A longtime Cook County assistant public defender has sued the office, alleging that officials violated her constitutional rights by ordering her to move out of view a photograph of herself posing in front of the Israeli flag holding a gun.
Debra Gassman, who has worked for the Cook County Public Defender’s Office since 1997, filed the complaint on Wednesday in federal court in Chicago. It names as defendants Public Defender Sharone Mitchell and his office.
Gassman and her office began clashing about the photograph after the Oct. 7 attacks on Israel by Hamas and Israel’s subsequent bombardment of Gaza. According to the complaint, Gassman has displayed the 11-inch photograph taken during her time volunteering for the Israeli Defense Forces in her office for 20 years.
In a statement, the public defender’s office said it “remains committed to creating a safe workplace for all of our staff.”
“Last fall, Law Office management was made aware, by an employee complaint, that a Public Defender’s Office employee posted a picture of herself carrying a large firearm in front of a flag in a common area of our office,” the statement said. “The Law Office responded to the complaint by requesting the employee who posted the picture of herself holding a firearm remove that picture from the common area. The employee complied and was not disciplined. The employee has had exclusive possession of the photo since it was returned to her in October 2023, and it has reportedly been displayed in her office since.”
After the Oct. 7 attacks, the complaint said, Gassman moved the photograph to an area with employee mailboxes to “raise awareness.” The complaint said items such as holiday decorations and cards were sometimes displayed in that area.

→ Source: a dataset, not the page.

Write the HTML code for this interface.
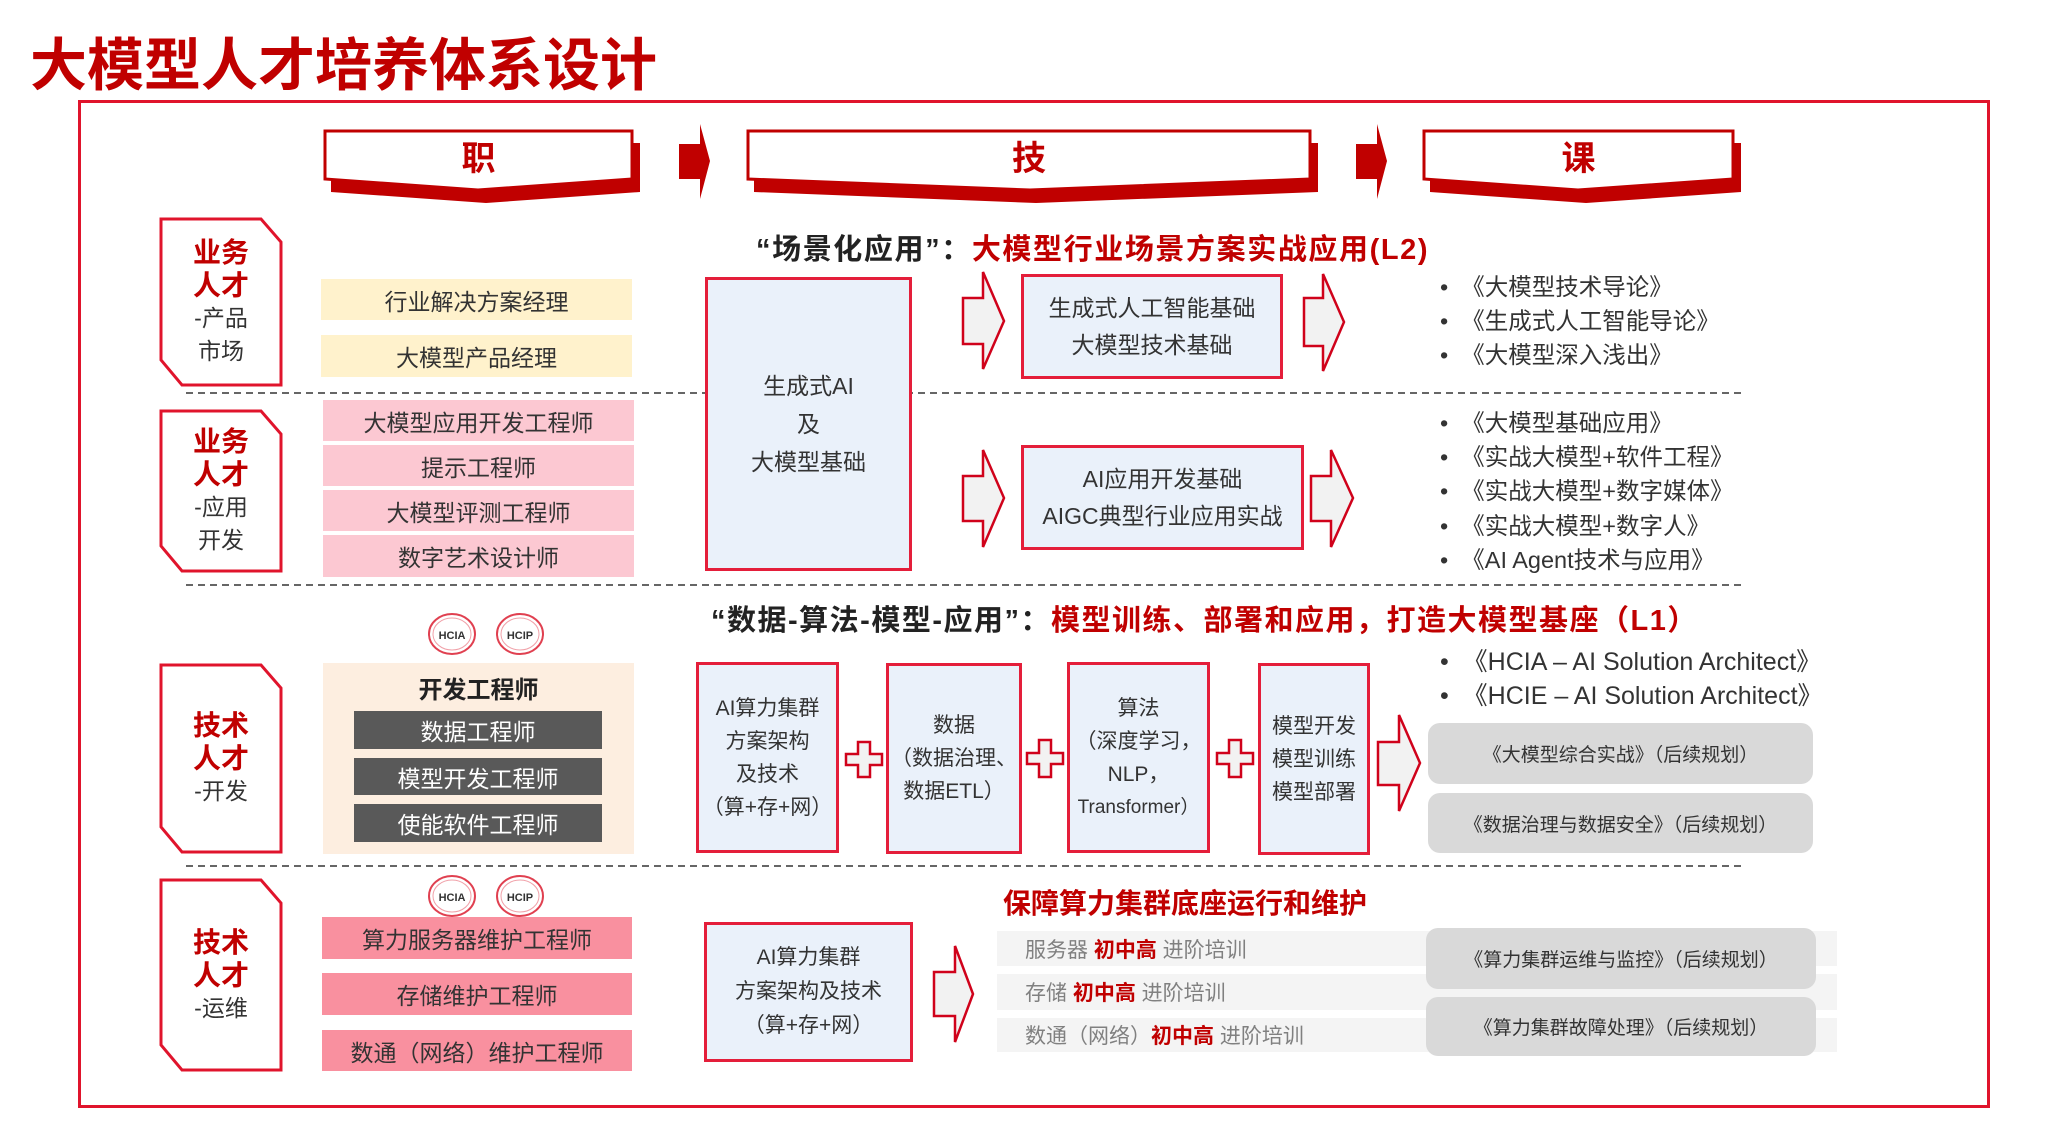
<!DOCTYPE html>
<html><head><meta charset="utf-8"><style>
*{margin:0;padding:0;box-sizing:border-box}
body{width:2048px;height:1131px;background:#fff;position:relative;overflow:hidden;font-family:"Liberation Sans","Noto Sans CJK SC",sans-serif;color:#333}
.a{position:absolute}
.c{position:absolute;display:flex;flex-direction:column;align-items:center;justify-content:center;text-align:center;white-space:nowrap}
.blue{background:#eaf1fa;border:3px solid #e41e3a}
.y{background:#fff2cc;font-size:23px}
.p{background:#fcc8d2;font-size:23px}
.pp{background:#f9909f;font-size:23px}
.dk{background:#595959;color:#fff;font-size:23px}
.gb{background:#d9d9d9;border-radius:12px;font-size:19px}
.strip{background:#f4f4f4;font-size:21px;color:#808080;display:flex;align-items:center;padding-left:28px;white-space:nowrap}
.strip b{color:#c00000}
.lbl span{line-height:33px}
.lbl .r{color:#c00000;font-weight:bold;font-size:28px}
.lbl .n{font-size:23px}
.bl{font-size:23.5px;white-space:nowrap}
.r{color:#c00000}
</style></head><body>
<div class="a" style="left:30px;top:20px;font-size:57px;font-weight:bold;color:#c00000;white-space:nowrap">大模型人才培养体系设计</div>
<div class="a" style="left:78px;top:100px;width:1912px;height:1008px;border:3px solid #e0142c"></div>

<svg class="a" style="left:0;top:0" width="2048" height="1131">
<g fill="#c00000">
<polygon points="331,143 640,143 640,192 486,203 331,192"/>
<polygon points="754,143 1318,143 1318,192 1036,203 754,192"/>
<polygon points="1430,143 1741,143 1741,192 1586,203 1430,192"/>
</g>
<g fill="#fff" stroke="#c00000" stroke-width="3">
<polygon points="325,131 632,131 632,179 478,190 325,179"/>
<polygon points="748,131 1310,131 1310,179 1030,190 748,179"/>
<polygon points="1424,131 1733,131 1733,179 1578,190 1424,179"/>
</g>
<g fill="#c00000">
<polygon points="679,144 700,144 700,124 710,161 700,199 700,179 679,179"/>
<polygon points="1356,144 1377,144 1377,124 1387,161 1377,199 1377,179 1356,179"/>
</g>
<g fill="#fff" stroke="#e0142c" stroke-width="3">
<polygon points="161,219 261,219 281,242 281,385 182,385 161,360"/>
<polygon points="161,411 261,411 281,434 281,571 182,571 161,546"/>
<polygon points="161,665 261,665 281,688 281,852 182,852 161,827"/>
<polygon points="161,880 261,880 281,903 281,1070 182,1070 161,1045"/>
</g>
<g stroke="#666" stroke-width="2" stroke-dasharray="7,5">
<line x1="186" y1="393" x2="1742" y2="393"/>
<line x1="186" y1="585" x2="1742" y2="585"/>
<line x1="186" y1="866" x2="1742" y2="866"/>
</g>
<g fill="#f2f2f2" stroke="#d0021b" stroke-width="2.5">
<polygon points="963,298 983,298 983,272 1004,321 983,369 983,344 963,344"/>
<polygon points="963,476 983,476 983,450 1004,498 983,547 983,521 963,521"/>
<polygon points="1304,298 1323,298 1323,274 1344,322 1323,371 1323,346 1304,346"/>
<polygon points="1311,476 1331,476 1331,450 1353,498 1331,547 1331,521 1311,521"/>
<polygon points="1378,742 1399,742 1399,715 1420,763 1399,811 1399,785 1378,785"/>
<polygon points="934,972 955,972 955,946 973,994 955,1042 955,1016 934,1016"/>
</g>
<g fill="#f2f2f2" stroke="#d0021b" stroke-width="2.5">
<polygon points="858,742 870,742 870,754 882,754 882,765 870,765 870,777 858,777 858,765 846,765 846,754 858,754"/>
<polygon points="1039,740 1051,740 1051,753 1063,753 1063,764 1051,764 1051,777 1039,777 1039,764 1027,764 1027,753 1039,753"/>
<polygon points="1229,740 1241,740 1241,753 1253,753 1253,764 1241,764 1241,777 1229,777 1229,764 1217,764 1217,753 1229,753"/>
</g>
<g font-family="Liberation Sans,sans-serif" font-size="11" font-weight="bold" fill="#333" text-anchor="middle">
<g transform="translate(452,634)"><ellipse rx="23" ry="20" fill="#fff" stroke="#e04050" stroke-width="2"/><ellipse rx="19" ry="16" fill="none" stroke="#f0a0a8" stroke-width="1"/><text y="5">HCIA</text></g>
<g transform="translate(520,634)"><ellipse rx="23" ry="20" fill="#fff" stroke="#e04050" stroke-width="2"/><ellipse rx="19" ry="16" fill="none" stroke="#f0a0a8" stroke-width="1"/><text y="5">HCIP</text></g>
<g transform="translate(452,896)"><ellipse rx="23" ry="20" fill="#fff" stroke="#e04050" stroke-width="2"/><ellipse rx="19" ry="16" fill="none" stroke="#f0a0a8" stroke-width="1"/><text y="5">HCIA</text></g>
<g transform="translate(520,896)"><ellipse rx="23" ry="20" fill="#fff" stroke="#e04050" stroke-width="2"/><ellipse rx="19" ry="16" fill="none" stroke="#f0a0a8" stroke-width="1"/><text y="5">HCIP</text></g>
</g>
</svg>

<div class="c" style="left:325px;top:131px;width:307px;height:48px;font-size:34px;font-weight:bold;color:#c00000">职</div>
<div class="c" style="left:748px;top:131px;width:562px;height:48px;font-size:34px;font-weight:bold;color:#c00000">技</div>
<div class="c" style="left:1424px;top:131px;width:309px;height:48px;font-size:34px;font-weight:bold;color:#c00000">课</div>

<div class="c lbl" style="left:161px;top:219px;width:120px;height:166px"><span class="r">业务</span><span class="r">人才</span><span class="n">-产品</span><span class="n">市场</span></div>
<div class="c lbl" style="left:161px;top:411px;width:120px;height:160px"><span class="r">业务</span><span class="r">人才</span><span class="n">-应用</span><span class="n">开发</span></div>
<div class="c lbl" style="left:161px;top:665px;width:120px;height:187px"><span class="r">技术</span><span class="r">人才</span><span class="n">-开发</span></div>
<div class="c lbl" style="left:161px;top:880px;width:120px;height:190px"><span class="r">技术</span><span class="r">人才</span><span class="n">-运维</span></div>

<div class="c y" style="left:321px;top:279px;width:311px;height:41px">行业解决方案经理</div>
<div class="c y" style="left:321px;top:335px;width:311px;height:42px">大模型产品经理</div>
<div class="c p" style="left:323px;top:400px;width:311px;height:41px">大模型应用开发工程师</div>
<div class="c p" style="left:323px;top:445px;width:311px;height:41px">提示工程师</div>
<div class="c p" style="left:323px;top:490px;width:311px;height:41px">大模型评测工程师</div>
<div class="c p" style="left:323px;top:535px;width:311px;height:42px">数字艺术设计师</div>

<div class="a" style="left:323px;top:663px;width:311px;height:191px;background:#fdeee0"></div>
<div class="c" style="left:323px;top:670px;width:311px;height:34px;font-size:24px;font-weight:bold;color:#222">开发工程师</div>
<div class="c dk" style="left:354px;top:711px;width:248px;height:38px">数据工程师</div>
<div class="c dk" style="left:354px;top:758px;width:248px;height:37px">模型开发工程师</div>
<div class="c dk" style="left:354px;top:804px;width:248px;height:38px">使能软件工程师</div>

<div class="c pp" style="left:322px;top:917px;width:310px;height:42px">算力服务器维护工程师</div>
<div class="c pp" style="left:322px;top:973px;width:310px;height:42px">存储维护工程师</div>
<div class="c pp" style="left:322px;top:1030px;width:310px;height:41px">数通（网络）维护工程师</div>

<div class="c blue" style="left:705px;top:277px;width:207px;height:294px;font-size:23px;line-height:38px"><span>生成式AI</span><span>及</span><span>大模型基础</span></div>
<div class="a" style="left:756px;top:226px;font-size:29px;letter-spacing:1.6px;font-weight:bold;white-space:nowrap;color:#222">“场景化应用”：<span class="r">大模型行业场景方案实战应用(L2)</span></div>
<div class="c blue" style="left:1021px;top:274px;width:262px;height:105px;font-size:23px;line-height:37px"><span>生成式人工智能基础</span><span>大模型技术基础</span></div>
<div class="c blue" style="left:1021px;top:445px;width:283px;height:105px;font-size:23px;line-height:37px"><span>AI应用开发基础</span><span>AIGC典型行业应用实战</span></div>

<div class="a bl" style="left:1440px;top:270px;line-height:34px">•&nbsp;&nbsp;《大模型技术导论》<br>•&nbsp;&nbsp;《生成式人工智能导论》<br>•&nbsp;&nbsp;《大模型深入浅出》</div>
<div class="a bl" style="left:1440px;top:406px;line-height:34.2px">•&nbsp;&nbsp;《大模型基础应用》<br>•&nbsp;&nbsp;《实战大模型+软件工程》<br>•&nbsp;&nbsp;《实战大模型+数字媒体》<br>•&nbsp;&nbsp;《实战大模型+数字人》<br>•&nbsp;&nbsp;《AI Agent技术与应用》</div>

<div class="a" style="left:711px;top:597px;font-size:29px;letter-spacing:1.5px;font-weight:bold;white-space:nowrap;color:#222">“数据-算法-模型-应用”：<span class="r">模型训练、部署和应用，打造大模型基座（L1）</span></div>

<div class="c blue" style="left:696px;top:662px;width:143px;height:191px;font-size:21px;line-height:33px"><span>AI算力集群</span><span>方案架构</span><span>及技术</span><span>（算+存+网）</span></div>
<div class="c blue" style="left:886px;top:663px;width:136px;height:191px;font-size:21px;line-height:33px"><span>数据</span><span>（数据治理、</span><span>数据ETL）</span></div>
<div class="c blue" style="left:1067px;top:662px;width:143px;height:191px;font-size:21px;line-height:33px"><span>算法</span><span>（深度学习，</span><span>NLP，</span><span style="font-size:19px">Transformer）</span></div>
<div class="c blue" style="left:1258px;top:663px;width:112px;height:192px;font-size:21px;line-height:33px"><span>模型开发</span><span>模型训练</span><span>模型部署</span></div>

<div class="a bl" style="left:1440px;top:645px;line-height:34px;font-size:25px">•&nbsp;&nbsp;《HCIA – AI Solution Architect》<br>•&nbsp;&nbsp;《HCIE – AI Solution Architect》</div>
<div class="c gb" style="left:1428px;top:723px;width:385px;height:61px">《大模型综合实战》（后续规划）</div>
<div class="c gb" style="left:1428px;top:793px;width:385px;height:60px">《数据治理与数据安全》（后续规划）</div>

<div class="a" style="left:1003px;top:882px;font-size:28px;font-weight:bold;color:#c00000;white-space:nowrap">保障算力集群底座运行和维护</div>
<div class="a strip" style="left:997px;top:931px;width:840px;height:35px">服务器&nbsp;<b>初中高</b>&nbsp;进阶培训</div>
<div class="a strip" style="left:997px;top:974px;width:840px;height:36px">存储&nbsp;<b>初中高</b>&nbsp;进阶培训</div>
<div class="a strip" style="left:997px;top:1018px;width:840px;height:34px">数通（网络）<b>初中高</b>&nbsp;进阶培训</div>
<div class="c gb" style="left:1426px;top:928px;width:390px;height:61px">《算力集群运维与监控》（后续规划）</div>
<div class="c gb" style="left:1426px;top:997px;width:390px;height:59px">《算力集群故障处理》（后续规划）</div>

<div class="c blue" style="left:704px;top:922px;width:209px;height:140px;font-size:21px;line-height:34px"><span>AI算力集群</span><span>方案架构及技术</span><span>（算+存+网）</span></div>
</body></html>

“When Debra walked into her office and saw the Photo on her office wall, she felt this was an opportunity to share the atrocities taking place at the time by bringing the Photo out of her office and placing it on top of the employee mailboxes for her coworkers to see,” the suit said.
She was “reprimanded” by her superiors and ordered to move it, the complaint said, and she moved it back to her office at the Skokie branch court.
A superior later confiscated the photo in an “unannounced and unprecedented search of her private office.”
“CCPD Deputies claimed that this photograph could provoke violence and was akin to displaying a Nazi swastika,” the suit said.
The complaint said Gassman received a letter from Mitchell that raised concerns about displaying a photograph of a weapon. Other employees had previously displayed photos of weapons, according to the complaint, which argued that the concern about the weapon was pretext.
The letter, included as an exhibit, asked Gassman to consider “how others could interpret your actions as we all work to adhere to the Cook County Workplace Violence Policy.”
“We understand that tragic world events likely motivated this display and may have compromised your judgment,” the letter said. “We have considered this in our decision not to pursue any disciplinary action at this time.”
Management at the office eventually returned the photograph, the complaint said, but told her that it “could not be placed where anyone might see it from any angle of the entryway to her office.”
Gassman argues that her First Amendment rights were violated by the office, which “imposed a censorship mandate based on the content of her expression through the photograph discussed below.”
Gassman is pursuing legal action so that she can continue to hang the photo “without fear of censorship, discipline, or termination–just as she has for over 20 years without issue and until October 7,” the complaint said.